State and federal officials are over the moon about the prospect of that much domestic lithium, predicting that what they call “Lithium Valley” could become one of the world’s biggest sources of that “white gold, freeing the U.S. from dependence on other countries for the critical mineral. Gov. Gavin Newsom visited the site in 2023, proclaiming that “Lithium Valley is fast-tracking the world’s clean energy future."
But local organizers and academics raised a red flag, pointing to uncertainty about the extraction process and possible pollution.
“The direct lithium extraction technology that the Hell’s Kitchen Lithium Project plans to deploy has only been tested at a demonstration level, and their Imperial County project would be one of the first commercial plants of this scale in the United States,” said Luis Olmedo, Executive Director for Comite Civico del Valle, in a statement.
“It’s got a lot of unknowns in terms of air quality,” added James Blair, a geography professor at Cal Poly Pomona who published research on the project. “This is already a degraded region, not only from the impacts of agriculture, but also the receding Salton Sea itself.”
Blair told CalMatters the environmental review is fuzzy about how much toxic dust the mine would produce, how much water is needed to dilute the brine and whether the mining process would release harmful substances such as hydrogen sulfide or radon.
“The Hell's Kitchen project can do much more to mitigate environmental impacts,” particularly on water shortages and drought, he said.
Colwell said those concerns are unfounded and described the lithium extraction process as a “closed-loop system” that won’t generate landfill waste or air pollution.
“It is the cleanest lithium technology on the planet,” he said.

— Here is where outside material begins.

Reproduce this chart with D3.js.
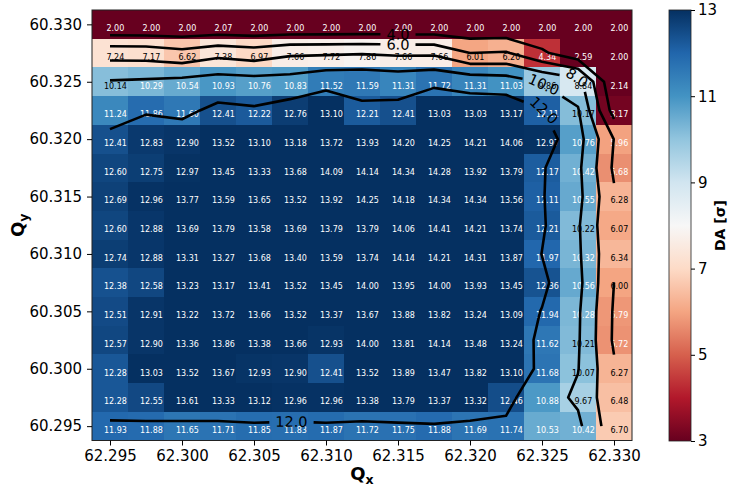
<!DOCTYPE html>
<html>
<head>
<meta charset="utf-8">
<script src="https://cdn.jsdelivr.net/npm/d3@7"></script>
<style>
  html, body { margin: 0; padding: 0; background: #fff; }
  svg { display: block; font-family: "DejaVu Sans", sans-serif; }
</style>
</head>
<body>
<svg id="chart" width="731" height="486"></svg>
<script>
// Tune scan: dynamic aperture (in sigma) over the (Qx, Qy) working-point grid.
const step = 0.0025;
const qx = [62.2950, 62.2975, 62.3000, 62.3025, 62.3050, 62.3075, 62.3100, 62.3125,
            62.3150, 62.3175, 62.3200, 62.3225, 62.3250, 62.3275, 62.3300];
// rows listed from the highest Qy down to the lowest
const qy = [60.3300, 60.3275, 60.3250, 60.3225, 60.3200, 60.3175, 60.3150, 60.3125,
            60.3100, 60.3075, 60.3050, 60.3025, 60.3000, 60.2975, 60.2950];
const da = [
  [ 2.00,  2.00,  2.00,  2.07,  2.00,  2.00,  2.00,  2.00,  2.00,  2.00,  2.00,  2.00,  2.00,  2.00, 2.00],
  [ 7.24,  7.17,  6.62,  7.38,  6.97,  7.66,  7.72,  7.86,  7.66,  7.66,  6.01,  6.20,  4.34,  2.59, 2.00],
  [10.14, 10.29, 10.54, 10.93, 10.76, 10.83, 11.52, 11.59, 11.31, 11.72, 11.31, 11.03,  9.86,  8.84, 2.14],
  [11.24, 11.86, 11.60, 12.41, 12.22, 12.76, 13.10, 12.21, 12.41, 13.03, 13.03, 13.17, 12.11, 10.17, 3.17],
  [12.41, 12.83, 12.90, 13.52, 13.10, 13.18, 13.72, 13.93, 14.20, 14.25, 14.21, 14.06, 12.97, 10.76, 5.96],
  [12.60, 12.75, 12.97, 13.45, 13.33, 13.68, 14.09, 14.14, 14.34, 14.28, 13.92, 13.79, 12.17, 10.42, 5.68],
  [12.69, 12.96, 13.77, 13.59, 13.65, 13.52, 13.92, 14.25, 14.18, 14.34, 14.34, 13.56, 12.11, 10.55, 6.28],
  [12.60, 12.88, 13.69, 13.79, 13.58, 13.69, 13.79, 13.79, 14.06, 14.41, 14.21, 13.74, 12.21, 10.22, 6.07],
  [12.74, 12.88, 13.31, 13.27, 13.68, 13.40, 13.59, 13.74, 14.14, 14.21, 14.31, 13.87, 11.97, 10.32, 6.34],
  [12.38, 12.58, 13.23, 13.17, 13.41, 13.52, 13.45, 14.00, 13.95, 14.00, 13.93, 13.45, 12.36, 10.56, 6.00],
  [12.51, 12.91, 13.22, 13.72, 13.66, 13.52, 13.37, 13.67, 13.88, 13.82, 13.24, 13.09, 11.94, 10.28, 5.79],
  [12.57, 12.90, 13.36, 13.86, 13.38, 13.66, 12.93, 14.00, 13.81, 14.14, 13.48, 13.24, 11.62, 10.21, 5.72],
  [12.28, 13.03, 13.52, 13.67, 12.93, 12.90, 12.41, 13.52, 13.89, 13.47, 13.82, 13.10, 11.68, 10.07, 6.27],
  [12.28, 12.55, 13.61, 13.33, 13.12, 12.96, 12.96, 13.38, 13.79, 13.37, 13.32, 12.46, 10.88,  9.67, 6.48],
  [11.93, 11.88, 11.65, 11.71, 11.85, 11.83, 11.87, 11.72, 11.75, 11.88, 11.69, 11.74, 10.53, 10.42, 6.70]
];
const xTicks = [62.295, 62.300, 62.305, 62.310, 62.315, 62.320, 62.325, 62.330];
const yTicks = [60.295, 60.300, 60.305, 60.310, 60.315, 60.320, 60.325, 60.330];
const cbarTicks = [3, 5, 7, 9, 11, 13];
const levels = [4, 6, 8, 10, 12];
// where each contour gets its inline label (nearest point on that level's line)
const contourLabels = [
  { level: 4,  qx: 62.3150, qy: 60.3294 },
  { level: 6,  qx: 62.3150, qy: 60.3284 },
  { level: 8,  qx: 62.3274, qy: 60.3252 },
  { level: 10, qx: 62.3252, qy: 60.3249 },
  { level: 12, qx: 62.3253, qy: 60.3228 },
  { level: 12, qx: 62.3076, qy: 60.2953 }
];
const cmin = 3, cmax = 13;
const rdbu = ["#67001f", "#b2182b", "#d6604d", "#f4a582", "#fddbc7", "#f7f7f7",
              "#d1e5f0", "#92c5de", "#4393c3", "#2166ac", "#053061"];

const svg = d3.select("#chart");
const plot = { left: 92, right: 632, top: 10, bottom: 440.5 };

const X = d3.scaleLinear()
  .domain([qx[0] - step / 2, qx[qx.length - 1] + step / 2])
  .range([plot.left, plot.right]);
const Y = d3.scaleLinear()
  .domain([qy[qy.length - 1] - step / 2, qy[0] + step / 2])
  .range([plot.bottom, plot.top]);
const color = d3.scaleLinear()
  .domain(rdbu.map((_, i) => cmin + i * (cmax - cmin) / (rdbu.length - 1)))
  .range(rdbu)
  .interpolate(d3.interpolateRgb)
  .clamp(true);

// ---- heatmap cells ----
const cells = [];
qy.forEach((y, r) => qx.forEach((x, c) => cells.push({ x, y, v: da[r][c] })));

svg.append("g").selectAll("rect").data(cells).join("rect")
  .attr("x", d => X(d.x - step / 2))
  .attr("y", d => Y(d.y + step / 2))
  .attr("width", d => X(d.x + step / 2) - X(d.x - step / 2))
  .attr("height", d => Y(d.y - step / 2) - Y(d.y + step / 2))
  .attr("fill", d => color(d.v))
  .attr("shape-rendering", "crispEdges");

svg.append("g").selectAll("text").data(cells).join("text")
  .attr("x", d => X(d.x + 0.15 * step))
  .attr("y", d => Y(d.y - 0.15 * step))
  .attr("text-anchor", "middle")
  .attr("dominant-baseline", "central")
  .attr("font-size", 8)
  .attr("fill", d => (d.v < 5.98 || d.v > 10.25) ? "#ffffff" : "#000000")
  .text(d => d3.format(".2f")(d.v));

// ---- contour lines (marching squares through the cell centres) ----
function traceLevel(level) {
  const nr = qy.length, nc = qx.length;
  const P = new Map();
  const segs = [];
  const node = (r, c) => [X(qx[c]), Y(qy[r])];
  function edge(id, r0, c0, r1, c1) {
    if (!P.has(id)) {
      const v0 = da[r0][c0], v1 = da[r1][c1];
      const t = (level - v0) / (v1 - v0);
      const p0 = node(r0, c0), p1 = node(r1, c1);
      P.set(id, [p0[0] + t * (p1[0] - p0[0]), p0[1] + t * (p1[1] - p0[1])]);
    }
    return id;
  }
  for (let r = 0; r < nr - 1; r++) {
    for (let c = 0; c < nc - 1; c++) {
      const a = da[r][c], b = da[r][c + 1], e = da[r + 1][c + 1], d = da[r + 1][c];
      const A = a >= level, B = b >= level, E = e >= level, D = d >= level;
      const ed = [
        A !== B ? edge(`h${r},${c}`, r, c, r, c + 1) : null,
        B !== E ? edge(`v${r},${c + 1}`, r, c + 1, r + 1, c + 1) : null,
        D !== E ? edge(`h${r + 1},${c}`, r + 1, c, r + 1, c + 1) : null,
        A !== D ? edge(`v${r},${c}`, r, c, r + 1, c) : null
      ];
      const hit = ed.filter(x => x !== null);
      if (hit.length === 2) segs.push(hit);
      else if (hit.length === 4) {
        const mid = (a + b + e + d) / 4 >= level;
        if (mid === A) segs.push([ed[0], ed[1]], [ed[2], ed[3]]);
        else segs.push([ed[0], ed[3]], [ed[1], ed[2]]);
      }
    }
  }
  const adj = new Map();
  segs.forEach((s, i) => s.forEach(id => {
    if (!adj.has(id)) adj.set(id, []);
    adj.get(id).push(i);
  }));
  const used = new Array(segs.length).fill(false);
  function walk(start) {
    const ids = [start];
    let cur = start;
    for (;;) {
      const nxt = (adj.get(cur) || []).find(i => !used[i]);
      if (nxt === undefined) break;
      used[nxt] = true;
      const s = segs[nxt];
      cur = s[0] === cur ? s[1] : s[0];
      ids.push(cur);
    }
    return ids.map(id => P.get(id));
  }
  const lines = [];
  for (const [id, list] of adj) {
    if (list.length === 1 && !used[list[0]]) lines.push(walk(id));
  }
  segs.forEach((s, i) => { if (!used[i]) lines.push(walk(s[0])); });
  return lines.filter(l => l.length > 1);
}

function cumLength(pts) {
  const cum = [0];
  for (let i = 1; i < pts.length; i++) {
    cum.push(cum[i - 1] + Math.hypot(pts[i][0] - pts[i - 1][0], pts[i][1] - pts[i - 1][1]));
  }
  return cum;
}
function pointAt(pts, cum, s) {
  const L = cum[cum.length - 1];
  s = Math.max(0, Math.min(L, s));
  let i = 0;
  while (i < cum.length - 2 && cum[i + 1] < s) i++;
  const seg = cum[i + 1] - cum[i] || 1;
  const t = (s - cum[i]) / seg;
  return [pts[i][0] + t * (pts[i + 1][0] - pts[i][0]), pts[i][1] + t * (pts[i + 1][1] - pts[i][1])];
}
function slicePath(pts, cum, s0, s1) {
  const out = [pointAt(pts, cum, s0)];
  for (let i = 0; i < pts.length; i++) if (cum[i] > s0 && cum[i] < s1) out.push(pts[i]);
  out.push(pointAt(pts, cum, s1));
  return out;
}

const contourData = levels.map(level => {
  const lines = traceLevel(level).map(pts => ({ pts, cum: cumLength(pts), cuts: [] }));
  return { level, lines };
});

const labelLayer = svg.append("g");
const labelFmt = d3.format(".1f");
const labelPad = 6;

contourLabels.forEach(lab => {
  const set = contourData.find(c => c.level === lab.level);
  if (!set) return;
  const ax = X(lab.qx), ay = Y(lab.qy);
  let best = null;
  set.lines.forEach(line => {
    const p = line.pts;
    for (let i = 0; i < p.length - 1; i++) {
      const dx = p[i + 1][0] - p[i][0], dy = p[i + 1][1] - p[i][1];
      const len2 = dx * dx + dy * dy || 1;
      const t = Math.max(0, Math.min(1, ((ax - p[i][0]) * dx + (ay - p[i][1]) * dy) / len2));
      const px = p[i][0] + t * dx, py = p[i][1] + t * dy;
      const dist = Math.hypot(ax - px, ay - py);
      if (!best || dist < best.dist) {
        best = { dist, line, s: line.cum[i] + t * Math.sqrt(len2) };
      }
    }
  });
  if (!best) return;
  const text = labelLayer.append("text")
    .attr("text-anchor", "middle")
    .attr("dominant-baseline", "central")
    .attr("font-size", 14.5)
    .attr("fill", "#000")
    .text(labelFmt(lab.level));
  const w = text.node().getComputedTextLength();
  const { line, s } = best;
  const L = line.cum[line.cum.length - 1];
  const s0 = Math.max(0, s - w / 2 - labelPad), s1 = Math.min(L, s + w / 2 + labelPad);
  const p0 = pointAt(line.pts, line.cum, s0), p1 = pointAt(line.pts, line.cum, s1);
  let ang = Math.atan2(p1[1] - p0[1], p1[0] - p0[0]) * 180 / Math.PI;
  if (ang > 90) ang -= 180;
  if (ang < -90) ang += 180;
  const c = pointAt(line.pts, line.cum, s);
  text.attr("transform", `translate(${c[0]},${c[1]}) rotate(${ang})`);
  line.cuts.push([s0, s1]);
});

const lineGen = d3.line();
const pieces = [];
contourData.forEach(set => set.lines.forEach(line => {
  const L = line.cum[line.cum.length - 1];
  const cuts = line.cuts.slice().sort((a, b) => a[0] - b[0]);
  let start = 0;
  cuts.forEach(([a, b]) => {
    if (a > start) pieces.push(slicePath(line.pts, line.cum, start, a));
    start = Math.max(start, b);
  });
  if (start < L) pieces.push(slicePath(line.pts, line.cum, start, L));
}));

svg.insert("g", () => labelLayer.node())
  .selectAll("path").data(pieces).join("path")
  .attr("d", d => lineGen(d))
  .attr("fill", "none")
  .attr("stroke", "#000")
  .attr("stroke-width", 2.6)
  .attr("stroke-linejoin", "round")
  .attr("stroke-linecap", "butt");

// ---- frame and axes ----
svg.append("rect")
  .attr("x", plot.left).attr("y", plot.top)
  .attr("width", plot.right - plot.left).attr("height", plot.bottom - plot.top)
  .attr("fill", "none").attr("stroke", "#222").attr("stroke-width", 1);

const tickFmt = d3.format(".3f");
const xAxis = svg.append("g")
  .attr("transform", `translate(0,${plot.bottom})`)
  .call(d3.axisBottom(X).tickValues(xTicks).tickFormat(tickFmt).tickSize(5).tickPadding(4.5));
const yAxis = svg.append("g")
  .attr("transform", `translate(${plot.left},0)`)
  .call(d3.axisLeft(Y).tickValues(yTicks).tickFormat(tickFmt).tickSize(5).tickPadding(5));
[xAxis, yAxis].forEach(g => {
  g.select(".domain").remove();
  g.selectAll("text").attr("font-family", "DejaVu Sans").attr("font-size", 15).attr("fill", "#000");
  g.selectAll("line").attr("stroke", "#000");
});

const xLabel = svg.append("text")
  .attr("x", (plot.left + plot.right) / 2).attr("y", 480)
  .attr("text-anchor", "middle").attr("font-size", 18).attr("font-weight", "bold");
xLabel.append("tspan").text("Q");
xLabel.append("tspan").attr("font-size", 12.5).attr("dy", 4).text("x");

const yLabel = svg.append("text")
  .attr("transform", `translate(24,${(plot.top + plot.bottom) / 2}) rotate(-90)`)
  .attr("text-anchor", "middle").attr("font-size", 18).attr("font-weight", "bold");
yLabel.append("tspan").text("Q");
yLabel.append("tspan").attr("font-size", 12.5).attr("dy", 4).text("y");

// ---- colour bar ----
const cb = { left: 669, right: 691, top: 10, bottom: 441 };
const C = d3.scaleLinear().domain([cmin, cmax]).range([cb.bottom, cb.top]);
const grad = svg.append("defs").append("linearGradient")
  .attr("id", "cbarGrad").attr("x1", 0).attr("y1", 1).attr("x2", 0).attr("y2", 0);
grad.selectAll("stop").data(rdbu).join("stop")
  .attr("offset", (_, i) => i / (rdbu.length - 1))
  .attr("stop-color", d => d);
svg.append("rect")
  .attr("x", cb.left).attr("y", cb.top)
  .attr("width", cb.right - cb.left).attr("height", cb.bottom - cb.top)
  .attr("fill", "url(#cbarGrad)")
  .attr("stroke", "#222").attr("stroke-width", 0.8);
const cAxis = svg.append("g")
  .attr("transform", `translate(${cb.right},0)`)
  .call(d3.axisRight(C).tickValues(cbarTicks).tickFormat(d3.format("d")).tickSize(4).tickPadding(3));
cAxis.select(".domain").remove();
cAxis.selectAll("text").attr("font-family", "DejaVu Sans").attr("font-size", 15).attr("fill", "#000");
cAxis.selectAll("line").attr("stroke", "#000");

svg.append("text")
  .attr("transform", `translate(725,${(cb.top + cb.bottom) / 2}) rotate(-90)`)
  .attr("text-anchor", "middle").attr("font-size", 14).attr("font-weight", "bold")
  .text("DA [σ]");
</script>
</body>
</html>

Jones ruled that the company has adequately addressed the project's effects on water supply and couldn’t analyze potential future air quality impact.
Olmedo said the court ruling doesn’t satisfy the nonprofits’ concerns. They want stronger water conservation measures, better protections for tribal resources and more details about waste generation and water recycling. They’re seeking a legal agreement between the company and Imperial Valley residents to ensure those demands are satisfied.
Olmedo said his organization “will exhaust all available legal and public policy channels, including consideration of appealing the trial decision, to ensure that the residents and environment of the Imperial Valley receive the highest threshold of protection.”